-- BEGIN --

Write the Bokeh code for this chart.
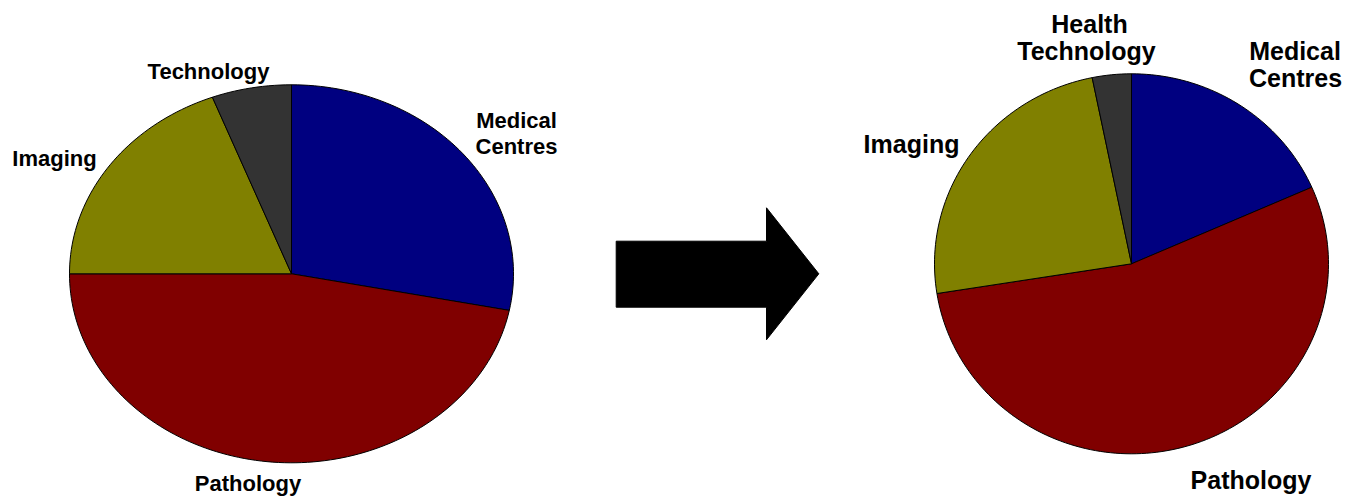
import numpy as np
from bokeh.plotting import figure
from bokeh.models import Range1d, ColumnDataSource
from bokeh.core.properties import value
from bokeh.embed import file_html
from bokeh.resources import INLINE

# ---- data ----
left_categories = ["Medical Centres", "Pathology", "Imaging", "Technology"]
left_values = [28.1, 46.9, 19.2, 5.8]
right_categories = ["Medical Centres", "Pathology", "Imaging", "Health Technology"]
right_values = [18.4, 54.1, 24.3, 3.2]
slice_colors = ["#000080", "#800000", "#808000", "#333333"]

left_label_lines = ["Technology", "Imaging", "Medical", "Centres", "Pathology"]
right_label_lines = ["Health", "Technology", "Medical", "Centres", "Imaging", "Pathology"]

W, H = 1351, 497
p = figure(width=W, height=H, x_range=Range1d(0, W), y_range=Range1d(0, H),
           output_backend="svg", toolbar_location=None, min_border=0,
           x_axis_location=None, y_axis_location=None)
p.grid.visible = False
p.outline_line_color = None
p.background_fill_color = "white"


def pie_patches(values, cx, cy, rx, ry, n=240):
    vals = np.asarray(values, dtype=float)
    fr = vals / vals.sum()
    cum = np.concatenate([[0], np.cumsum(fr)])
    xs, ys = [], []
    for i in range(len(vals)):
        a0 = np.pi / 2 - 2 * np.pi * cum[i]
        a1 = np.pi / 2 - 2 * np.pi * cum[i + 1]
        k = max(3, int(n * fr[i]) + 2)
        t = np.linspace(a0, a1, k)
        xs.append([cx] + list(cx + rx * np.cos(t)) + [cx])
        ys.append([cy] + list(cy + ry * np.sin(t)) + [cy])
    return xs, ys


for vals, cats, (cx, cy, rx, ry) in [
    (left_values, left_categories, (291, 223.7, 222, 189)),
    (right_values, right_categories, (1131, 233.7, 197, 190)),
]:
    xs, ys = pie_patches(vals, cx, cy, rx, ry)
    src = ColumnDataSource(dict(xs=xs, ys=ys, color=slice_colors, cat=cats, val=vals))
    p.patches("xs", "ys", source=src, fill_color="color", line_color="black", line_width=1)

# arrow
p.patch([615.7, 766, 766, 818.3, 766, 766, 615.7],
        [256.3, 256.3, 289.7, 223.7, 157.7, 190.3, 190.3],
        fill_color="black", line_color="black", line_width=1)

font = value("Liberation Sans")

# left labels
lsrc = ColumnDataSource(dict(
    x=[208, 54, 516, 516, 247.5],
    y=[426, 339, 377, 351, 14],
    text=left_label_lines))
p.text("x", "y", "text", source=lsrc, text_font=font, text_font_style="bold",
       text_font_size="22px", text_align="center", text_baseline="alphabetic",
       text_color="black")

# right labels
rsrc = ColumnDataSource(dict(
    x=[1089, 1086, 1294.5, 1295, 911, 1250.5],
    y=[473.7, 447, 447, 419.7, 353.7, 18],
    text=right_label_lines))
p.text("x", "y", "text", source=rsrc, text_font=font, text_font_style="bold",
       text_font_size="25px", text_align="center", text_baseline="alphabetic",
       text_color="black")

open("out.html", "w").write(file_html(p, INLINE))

-- END --

### Aim of the task
Restate the whole of the material word for word without the pictures.

### Solution to the problem
Write the Bokeh code for this chart.
import numpy as np
from bokeh.plotting import figure
from bokeh.models import Range1d, ColumnDataSource
from bokeh.core.properties import value
from bokeh.embed import file_html
from bokeh.resources import INLINE

# ---- data ----
left_categories = ["Medical Centres", "Pathology", "Imaging", "Technology"]
left_values = [28.1, 46.9, 19.2, 5.8]
right_categories = ["Medical Centres", "Pathology", "Imaging", "Health Technology"]
right_values = [18.4, 54.1, 24.3, 3.2]
slice_colors = ["#000080", "#800000", "#808000", "#333333"]

left_label_lines = ["Technology", "Imaging", "Medical", "Centres", "Pathology"]
right_label_lines = ["Health", "Technology", "Medical", "Centres", "Imaging", "Pathology"]

W, H = 1351, 497
p = figure(width=W, height=H, x_range=Range1d(0, W), y_range=Range1d(0, H),
           output_backend="svg", toolbar_location=None, min_border=0,
           x_axis_location=None, y_axis_location=None)
p.grid.visible = False
p.outline_line_color = None
p.background_fill_color = "white"


def pie_patches(values, cx, cy, rx, ry, n=240):
    vals = np.asarray(values, dtype=float)
    fr = vals / vals.sum()
    cum = np.concatenate([[0], np.cumsum(fr)])
    xs, ys = [], []
    for i in range(len(vals)):
        a0 = np.pi / 2 - 2 * np.pi * cum[i]
        a1 = np.pi / 2 - 2 * np.pi * cum[i + 1]
        k = max(3, int(n * fr[i]) + 2)
        t = np.linspace(a0, a1, k)
        xs.append([cx] + list(cx + rx * np.cos(t)) + [cx])
        ys.append([cy] + list(cy + ry * np.sin(t)) + [cy])
    return xs, ys


for vals, cats, (cx, cy, rx, ry) in [
    (left_values, left_categories, (291, 223.7, 222, 189)),
    (right_values, right_categories, (1131, 233.7, 197, 190)),
]:
    xs, ys = pie_patches(vals, cx, cy, rx, ry)
    src = ColumnDataSource(dict(xs=xs, ys=ys, color=slice_colors, cat=cats, val=vals))
    p.patches("xs", "ys", source=src, fill_color="color", line_color="black", line_width=1)

# arrow
p.patch([615.7, 766, 766, 818.3, 766, 766, 615.7],
        [256.3, 256.3, 289.7, 223.7, 157.7, 190.3, 190.3],
        fill_color="black", line_color="black", line_width=1)

font = value("Liberation Sans")

# left labels
lsrc = ColumnDataSource(dict(
    x=[208, 54, 516, 516, 247.5],
    y=[426, 339, 377, 351, 14],
    text=left_label_lines))
p.text("x", "y", "text", source=lsrc, text_font=font, text_font_style="bold",
       text_font_size="22px", text_align="center", text_baseline="alphabetic",
       text_color="black")

# right labels
rsrc = ColumnDataSource(dict(
    x=[1089, 1086, 1294.5, 1295, 911, 1250.5],
    y=[473.7, 447, 447, 419.7, 353.7, 18],
    text=right_label_lines))
p.text("x", "y", "text", source=rsrc, text_font=font, text_font_style="bold",
       text_font_size="25px", text_align="center", text_baseline="alphabetic",
       text_color="black")

open("out.html", "w").write(file_html(p, INLINE))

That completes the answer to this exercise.